En este sentido, el rock debe hacer un elección: seguir por el mismo camino y agotarse, o buscar una alternativa. El problema es que cualquier alternativa posible debe involucrar un regreso a la escucha atenta. No me refiero a la escucha del erudito, sino a una que retome el diálogo con el artista de rock. El contexto social del rock ha convertido al público en la verdadera estrella del show. Ya no escuchamos, sólo queremos cantar la música y, en el fondo, oírnos a nosotros mismos en el papel del “artista”. Ya no hay diálogo entre público y músico. El músico es un ícono que preside un ritual. En el concierto, el artista es un mito en el escenario con el cual es imposible dialogar, porque la experiencia artística es individual, y la comunión, el desenfreno y la catársis que suponen el concierto de rock son justamente lo opuesto de una interiorización. Hasta que no logremos volver a escuchar con atención, el rock está destinado a repetirse. Ahora bien, poner cierta distancia de la catarsis y del desenfreno no implica caer en una suerte de intelectualismo, como, por ejemplo, el de mucha música clásica contemporánea, que busca la complejidad como una meta en sí misma y rehúye como la peste cualquier atisbo de sonoridad reconocible.

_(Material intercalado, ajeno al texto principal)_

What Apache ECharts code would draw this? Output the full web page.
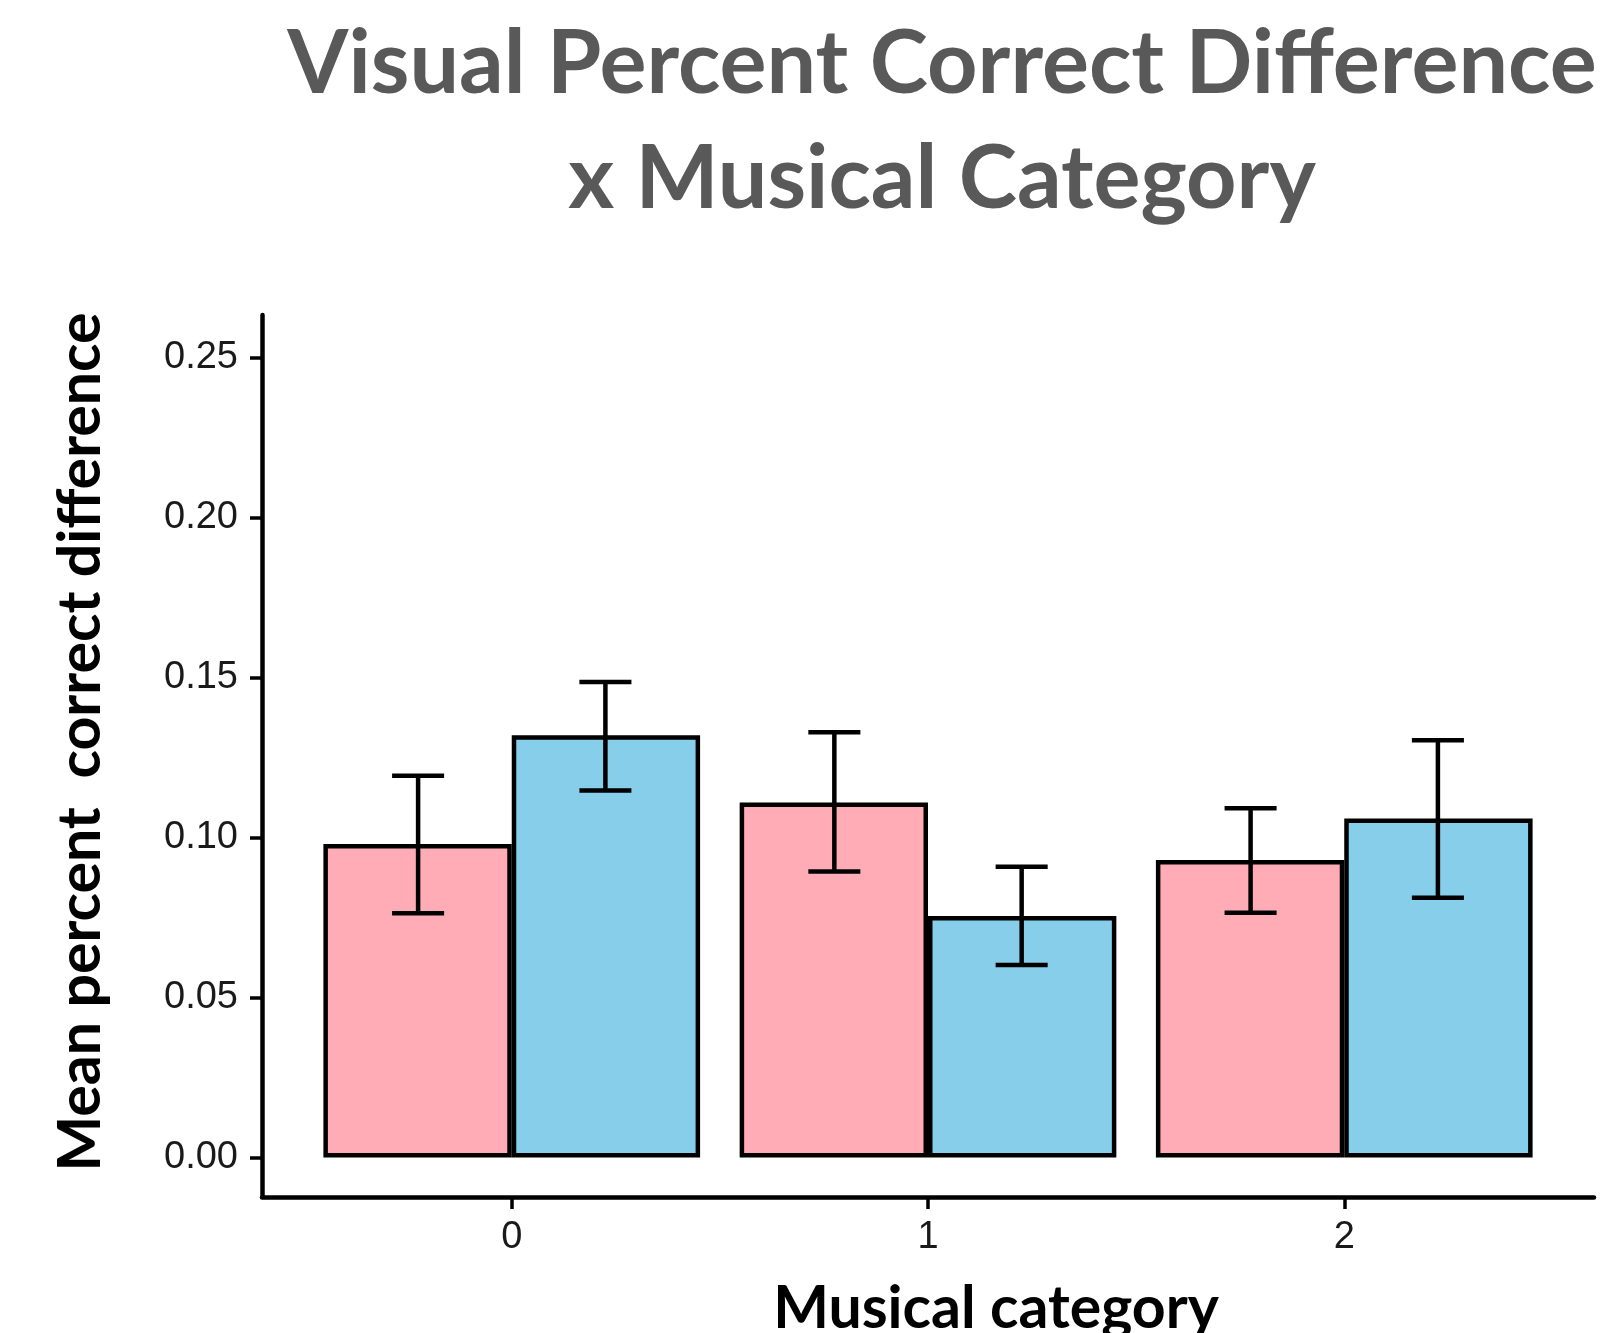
<!DOCTYPE html>
<html>
<head>
<meta charset="utf-8">
<title>Visual Percent Correct Difference x Musical Category</title>
<script src="https://cdn.jsdelivr.net/npm/echarts@6/dist/echarts.min.js"></script>
<style>
    html, body { margin: 0; padding: 0; background: #ffffff; }
    #main { width: 1613px; height: 1333px; }
</style>
</head>
<body>
<div id="main"></div>
<script>
//Musical categories on the x axis
let categories = ['0', '1', '2'];
//Y axis tick values
let yTicks = [0, 0.05, 0.10, 0.15, 0.20, 0.25];
//Mean values of the two groups (pink, blue)
let pinkMean = [0.098, 0.111, 0.093];
let blueMean = [0.132, 0.0755, 0.106];
//Error bar ends
let pinkLow = [0.0764, 0.0894, 0.0765];
let pinkHigh = [0.1194, 0.1330, 0.1092];
let blueLow = [0.1148, 0.0602, 0.0812];
let blueHigh = [0.1487, 0.0909, 0.1305];

function errorBarItem(params, api) {
    let x = api.value(0);
    let top = api.coord([x, api.value(2)]);
    let bottom = api.coord([x, api.value(1)]);
    let halfCap = api.size([0.125, 0])[0] / 2;
    let style = { stroke: '#000000', lineWidth: 4.5, fill: null };
    return {
        type: 'group',
        children: [
            { type: 'line', shape: { x1: top[0], y1: top[1], x2: bottom[0], y2: bottom[1] }, style: style },
            { type: 'line', shape: { x1: top[0] - halfCap, y1: top[1], x2: top[0] + halfCap, y2: top[1] }, style: style },
            { type: 'line', shape: { x1: bottom[0] - halfCap, y1: bottom[1], x2: bottom[0] + halfCap, y2: bottom[1] }, style: style }
        ]
    };
}

function drawChart() {
    let myChart = echarts.init(document.getElementById('main'));

    // bars sit at 0, 1, 2 on a value axis so the padding matches ggplot
    let pinkData = categories.map((c, i) => [i, pinkMean[i]]);
    let blueData = categories.map((c, i) => [i, blueMean[i]]);
    let pinkErr = categories.map((c, i) => [i - 0.225, pinkLow[i], pinkHigh[i]]);
    let blueErr = categories.map((c, i) => [i + 0.225, blueLow[i], blueHigh[i]]);
    let catIdx = categories.map((c, i) => i);

    let textFont = 'Lato';
    let option = {
        backgroundColor: '#ffffff',
        animation: false,
        grid: {
            left: 262,
            right: 19,
            top: 315,
            bottom: 136,
            containLabel: false,
            outerBoundsMode: 'none'
        },
        xAxis: {
            type: 'value',
            min: -0.6,
            max: 2.6,
            splitLine: { show: false },
            axisLine: { onZero: false, lineStyle: { color: '#000000', width: 4.5 } },
            axisTick: { show: true, length: 12, customValues: catIdx, lineStyle: { color: '#000000', width: 3.5 } },
            axisLabel: {
                customValues: catIdx,
                formatter: v => categories[Math.round(v)],
                margin: 22,
                fontFamily: 'Liberation Sans',
                fontSize: 38,
                color: '#1a1a1a'
            }
        },
        yAxis: {
            type: 'value',
            min: -0.01235,
            max: 0.26345,
            splitLine: { show: false },
            axisLine: { onZero: false, lineStyle: { color: '#000000', width: 4.5 } },
            axisTick: { show: true, length: 12, customValues: yTicks, lineStyle: { color: '#000000', width: 3.5 } },
            axisLabel: {
                customValues: yTicks,
                formatter: v => v.toFixed(2),
                margin: 24,
                fontFamily: 'Liberation Sans',
                fontSize: 38,
                color: '#1a1a1a'
            }
        },
        graphic: [
            {
                type: 'text', x: 942, y: 65,
                style: { text: 'Visual Percent Correct Difference', fill: '#595959', font: 'bold 88px ' + textFont, textAlign: 'center', textVerticalAlign: 'middle' }
            },
            {
                type: 'text', x: 942, y: 180,
                style: { text: 'x Musical Category', fill: '#595959', font: 'bold 88px ' + textFont, textAlign: 'center', textVerticalAlign: 'middle' }
            },
            {
                type: 'text', x: 81, y: 742, rotation: Math.PI / 2,
                style: { text: 'Mean percent  correct difference', fill: '#000000', font: 'bold 59px ' + textFont, textAlign: 'center', textVerticalAlign: 'middle' }
            },
            {
                type: 'text', x: 996, y: 1309,
                style: { text: 'Musical category', fill: '#000000', font: 'bold 59px ' + textFont, textAlign: 'center', textVerticalAlign: 'middle' }
            }
        ],
        series: [
            {
                name: 'pink',
                type: 'bar',
                data: pinkData,
                barGap: '0%',
                barCategoryGap: '9.5%',
                itemStyle: { color: '#FFACB7', borderColor: '#000000', borderWidth: 4.5 },
                z: 2
            },
            {
                name: 'blue',
                type: 'bar',
                data: blueData,
                barGap: '0%',
                barCategoryGap: '9.5%',
                itemStyle: { color: '#87CEEB', borderColor: '#000000', borderWidth: 4.5 },
                z: 2
            },
            {
                name: 'pinkErr',
                type: 'custom',
                renderItem: errorBarItem,
                encode: { x: 0, y: [1, 2] },
                data: pinkErr,
                z: 5
            },
            {
                name: 'blueErr',
                type: 'custom',
                renderItem: errorBarItem,
                encode: { x: 0, y: [1, 2] },
                data: blueErr,
                z: 5
            }
        ]
    };
    myChart.setOption(option);
}

drawChart();
</script>
</body>
</html>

El unplugged nace, entre otras cosas, por la necesidad de regresar a un sonido más puro, a un lugar donde el diálogo entre músico y compositor esté exento de accesorios triviales. En una situación así, el rockero está desnudo, es más vulnerable, pero a la vez, con un público más atento, tiene la capacidad de hacer una música con muchos más detalles y arreglos. En este caso, tal vez, el público sea más permeable a innovaciones y búsquedas musicales; tal vez, quitar el protagonismo al público sea la solución, o tal vez me equivoque y la solución esté en algún otro lado, o, sencillamente el rock, en efecto, se ha labrado un camino del que no podrá salir.